After Nathan’s successful surgeries, Bortnick wrote a song for him called “Anything is Possible,” which he has performed countless times in live shows and televised performances.
The tune is also the title song for the 2013 feature film for which he co-wrote the songs, scored the background music and starred in with Lacey Chabert and Jonathan Bennett — who might be more familiar to some as their Mean Girls counterparts, Gretchen Weiners and Aaron Samuels.
As that song demonstrates, the inspiration for Bortnick’s compositions often comes from personal experience.

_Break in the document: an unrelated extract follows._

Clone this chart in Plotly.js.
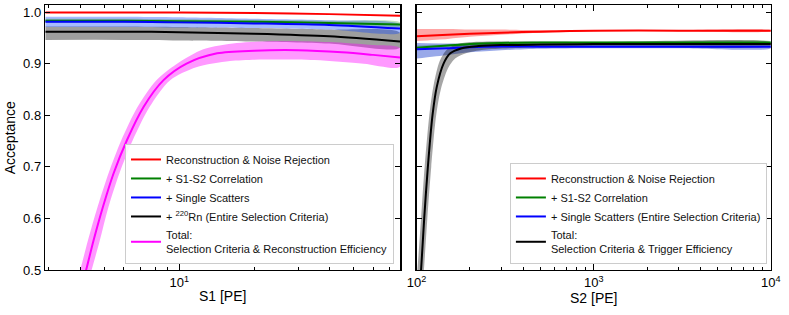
<!DOCTYPE html>
<html>
<head>
<meta charset="utf-8">
<script src="https://cdn.plot.ly/plotly-3.0.1.min.js"></script>
<style>html,body{margin:0;padding:0;background:#fff;}#chart{width:789px;height:315px;}</style>
</head>
<body>
<div id="chart"></div>
<script>
// ---------- Left panel: acceptance vs S1 [PE] ----------
const s1Flat = [2.9, 6, 10, 20, 40, 77];
const accRedS1 = [0.999, 0.999, 0.999, 0.998, 0.996, 0.993];
const accGreenS1 = [0.983, 0.983, 0.982, 0.981, 0.979, 0.976];
const greenHiS1 = [0.987, 0.987, 0.986, 0.985, 0.983, 0.980];
const greenLoS1 = [0.979, 0.979, 0.978, 0.977, 0.975, 0.972];
const accBlueS1 = [0.981, 0.981, 0.980, 0.978, 0.975, 0.968];
const blueHiS1 = [0.991, 0.991, 0.990, 0.987, 0.984, 0.976];
const blueLoS1 = [0.971, 0.971, 0.970, 0.969, 0.966, 0.960];
const accBlackS1 = [0.962, 0.962, 0.961, 0.958, 0.953, 0.943];
const grayHiS1 = [0.972, 0.972, 0.971, 0.969, 0.966, 0.960];
const grayLoS1 = [0.946, 0.946, 0.945, 0.943, 0.939, 0.931];

const s1Mag = [4.0, 4.23, 4.53, 4.94, 5.45, 6.16, 7.19, 8.65, 10.7, 14.2, 20, 30, 45, 60, 77];
const accMag = [0.46, 0.5, 0.557, 0.622, 0.687, 0.751, 0.816, 0.868, 0.900, 0.920, 0.925, 0.926, 0.922, 0.917, 0.912];
const s1MagHi = [3.8, 4.0, 4.3, 4.7, 5.2, 5.85, 6.8, 8.1, 9.8, 12.5, 17, 25, 40, 60, 77];
const accMagHi = [0.47, 0.5, 0.557, 0.622, 0.687, 0.751, 0.816, 0.868, 0.900, 0.928, 0.940, 0.944, 0.942, 0.936, 0.930];
const s1MagLo = [4.2, 4.45, 4.8, 5.2, 5.75, 6.5, 7.6, 9.2, 11.7, 16, 22, 35, 55, 77];
const accMagLo = [0.46, 0.5, 0.557, 0.622, 0.687, 0.751, 0.816, 0.868, 0.893, 0.905, 0.908, 0.907, 0.900, 0.894];

// ---------- Right panel: acceptance vs S2 [PE] ----------
const s2Flat = [100, 150, 200, 300, 500, 1000, 3000, 10000];
const accRedS2 = [0.953, 0.956, 0.958, 0.960, 0.962, 0.964, 0.964, 0.964];
const redHiS2 = [0.967, 0.967, 0.966, 0.966, 0.965, 0.965, 0.965, 0.965];
const redLoS2 = [0.944, 0.948, 0.952, 0.956, 0.960, 0.963, 0.963, 0.963];
const accGreenS2 = [0.931, 0.935, 0.938, 0.940, 0.941, 0.941, 0.941, 0.941];
const greenHiS2 = [0.935, 0.938, 0.941, 0.943, 0.943, 0.943, 0.943, 0.943];
const greenLoS2 = [0.927, 0.932, 0.935, 0.937, 0.939, 0.939, 0.939, 0.939];
const accBlueS2 = [0.928, 0.930, 0.932, 0.933, 0.933, 0.933, 0.933, 0.933];
const blueHiS2 = [0.940, 0.939, 0.938, 0.937, 0.936, 0.936, 0.936, 0.936];
const blueLoS2 = [0.910, 0.917, 0.922, 0.926, 0.929, 0.930, 0.930, 0.930];

const s2Black = [104, 106, 110.4, 115.8, 123, 130, 142, 155, 180, 224, 300, 500, 1000, 10000];
const accBlackS2 = [0.47, 0.5, 0.6, 0.7, 0.8, 0.855, 0.9, 0.92, 0.930, 0.934, 0.936, 0.937, 0.938, 0.938];
const s2GrayHi = [99, 101, 106, 111, 118, 125, 135, 148, 170, 210, 300, 1000, 10000];
const accGrayHi = [0.47, 0.5, 0.6, 0.7, 0.8, 0.86, 0.905, 0.927, 0.938, 0.942, 0.943, 0.942, 0.941];
const s2GrayLo = [108, 110, 115, 121, 129, 137, 150, 165, 190, 240, 400, 1000, 10000];
const accGrayLo = [0.47, 0.5, 0.6, 0.7, 0.8, 0.85, 0.89, 0.91, 0.92, 0.927, 0.931, 0.934, 0.935];

// ---------- labels ----------
const yTicks = [0.5, 0.6, 0.7, 0.8, 0.9, 1.0];
const s1Major = [10], s1MajorText = ['10<sup>1</sup>'];
const s1Minor = [3, 4, 5, 6, 7, 8, 9, 20, 30, 40, 50, 60, 70];
const s2Major = [100, 1000, 10000], s2MajorText = ['10<sup>2</sup>', '10<sup>3</sup>', '10<sup>4</sup>'];
const s2Minor = [200, 300, 400, 500, 600, 700, 800, 900, 2000, 3000, 4000, 5000, 6000, 7000, 8000, 9000];
const namesS1 = ['Reconstruction & Noise Rejection', '+ S1-S2 Correlation', '+ Single Scatters',
  '+ <sup>220</sup>Rn (Entire Selection Criteria)', 'Total:<br>Selection Criteria & Reconstruction Efficiency'];
const namesS2 = ['Reconstruction & Noise Rejection', '+ S1-S2 Correlation',
  '+ Single Scatters (Entire Selection Criteria)', 'Total:<br>Selection Criteria & Trigger Efficiency'];

function band(xHi, yHi, xLo, yLo, color, xa, ya) {
  return {x: xHi.concat(xLo.slice().reverse()), y: yHi.concat(yLo.slice().reverse()),
    xaxis: xa, yaxis: ya, mode: 'lines', fill: 'toself', fillcolor: color,
    line: {width: 0, shape: 'spline', smoothing: 0.8}, showlegend: false, hoverinfo: 'skip'};
}
function line(x, y, color, name, xa, ya, leg) {
  return {x: x, y: y, xaxis: xa, yaxis: ya, mode: 'lines', name: name, legend: leg,
    line: {color: color, width: 2, shape: 'spline', smoothing: 0.8}};
}

const traces = [
  band(s1Flat, grayHiS1, s1Flat, grayLoS1, 'rgba(0,0,0,0.38)', 'x', 'y'),
  band(s1Flat, blueHiS1, s1Flat, blueLoS1, 'rgba(0,60,255,0.35)', 'x', 'y'),
  band(s1Flat, greenHiS1, s1Flat, greenLoS1, 'rgba(0,128,0,0.25)', 'x', 'y'),
  band(s1MagHi, accMagHi, s1MagLo, accMagLo, 'rgba(255,0,255,0.4)', 'x', 'y'),
  line(s1Flat, accRedS1, '#ff0000', namesS1[0], 'x', 'y', 'legend'),
  line(s1Flat, accGreenS1, '#008000', namesS1[1], 'x', 'y', 'legend'),
  line(s1Flat, accBlueS1, '#0000ff', namesS1[2], 'x', 'y', 'legend'),
  line(s1Flat, accBlackS1, '#000000', namesS1[3], 'x', 'y', 'legend'),
  line(s1Mag, accMag, '#ff00ff', namesS1[4], 'x', 'y', 'legend'),

  band(s2Flat, redHiS2, s2Flat, redLoS2, 'rgba(255,0,0,0.35)', 'x2', 'y2'),
  band(s2Flat, greenHiS2, s2Flat, greenLoS2, 'rgba(0,128,0,0.25)', 'x2', 'y2'),
  band(s2Flat, blueHiS2, s2Flat, blueLoS2, 'rgba(0,40,200,0.4)', 'x2', 'y2'),
  band(s2GrayHi, accGrayHi, s2GrayLo, accGrayLo, 'rgba(0,0,0,0.35)', 'x2', 'y2'),
  line(s2Flat, accRedS2, '#ff0000', namesS2[0], 'x2', 'y2', 'legend2'),
  line(s2Flat, accGreenS2, '#008000', namesS2[1], 'x2', 'y2', 'legend2'),
  line(s2Flat, accBlueS2, '#0000ff', namesS2[2], 'x2', 'y2', 'legend2'),
  line(s2Black, accBlackS2, '#000000', namesS2[3], 'x2', 'y2', 'legend2')
];

const axisCommon = {showline: true, linecolor: 'black', linewidth: 1.5, mirror: 'allticks',
  ticks: 'inside', tickcolor: 'black', tickwidth: 1, showgrid: false, zeroline: false, automargin: false};
const yRange = [0.5, 1.013];
const legendCommon = {bgcolor: 'rgba(255,255,255,0.85)', bordercolor: '#cccccc', borderwidth: 1,
  font: {size: 11, color: '#111'}, xanchor: 'right', yanchor: 'bottom', tracegroupgap: 0, itemwidth: 30};

const layout = {
  width: 789, height: 315, margin: {l: 0, r: 0, t: 0, b: 0},
  paper_bgcolor: 'white', plot_bgcolor: 'white',
  font: {family: 'Liberation Sans, Arial, sans-serif', size: 13, color: 'black'},
  showlegend: true,
  xaxis: Object.assign({}, axisCommon, {type: 'log', domain: [0.0574, 0.507],
    range: [Math.log10(2.9), Math.log10(77)], tickmode: 'array', tickvals: s1Major, ticktext: s1MajorText,
    ticklen: 6, anchor: 'y',
    minor: {tickmode: 'array', tickvals: s1Minor, ticks: 'inside', ticklen: 3, tickcolor: 'black', showgrid: false},
    title: {text: 'S1 [PE]', standoff: 2, font: {size: 14}}}),
  yaxis: Object.assign({}, axisCommon, {domain: [0.1429, 0.983], range: yRange, tickmode: 'array',
    tickvals: yTicks, tickformat: '.1f', ticklen: 5, anchor: 'x',
    title: {text: 'Acceptance', standoff: 4, font: {size: 14}}}),
  xaxis2: Object.assign({}, axisCommon, {type: 'log', domain: [0.528, 0.977], range: [2, 4],
    tickmode: 'array', tickvals: s2Major, ticktext: s2MajorText, ticklen: 6, anchor: 'y2',
    minor: {tickmode: 'array', tickvals: s2Minor, ticks: 'inside', ticklen: 3, tickcolor: 'black', showgrid: false},
    title: {text: 'S2 [PE]', standoff: 2, font: {size: 14}}}),
  yaxis2: Object.assign({}, axisCommon, {domain: [0.1429, 0.983], range: yRange, tickmode: 'array',
    tickvals: yTicks, ticklen: 5, showticklabels: false, anchor: 'x2'}),
  legend: Object.assign({}, legendCommon, {x: 0.4994, y: 0.162}),
  legend2: Object.assign({}, legendCommon, {x: 0.972, y: 0.162})
};

Plotly.newPlot('chart', traces, layout, {staticPlot: true, displayModeBar: false});
</script>
</body>
</html>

“A lot of times, I’ll write about what it’s like to be on the road and perform music,” he said. “It really depends on what’s going on at that time … I can’t really narrow it down to one subject because I love writing about a variety of things, just like I like a variety of music. If you can make people happy and inspire them through music, then you’re doing it right.”
When he goes on tour, he works with teachers from his Jewish day school in Florida, through videos and Skype, to keep up with his classes — so it’s probably good that his dad goes with him on tour to make sure he does his homework, although having his family with him is something Bortnick enjoys.
“In terms of my Jewish values, for me, the most important thing is family,” he said. “When I’m close to home and to my family and to my religious side of things, it also helps me stay grounded. I’m lucky to have a very supportive family and that would be the No. 1 thing I’m most happy to have.”
Coming to Philadelphia has a special meaning for his family. Bortnick hasn’t performed here since he was about 9, and he is excited to see the Kimmel Center — and to eat, particularly at the Thai restaurants he frequents with his family.
“Believe it or not, my grandparents and my parents immigrated from Ukraine to Philadelphia and my parents grew up in Philly,” he said. “So there’s a few restaurants we go to” when they are in the area.
The audience should expect a lot of interaction during the show at the Kimmel, including people being brought up on stage. And since he prides himself on no two live shows being the same, there will be “lots of surprises.”
“I don’t even know what’s going to go on,” he exclaimed with a laugh. “That’s what I love about the live show: Everything in my show is very spontaneous — I like that aspect.”
But there’s one feeling he hopes the audience will walk out with no matter what: inspiration.
“I hope they can walk out inspired and entertained,” he said, “and hopefully, they can enjoy the music.”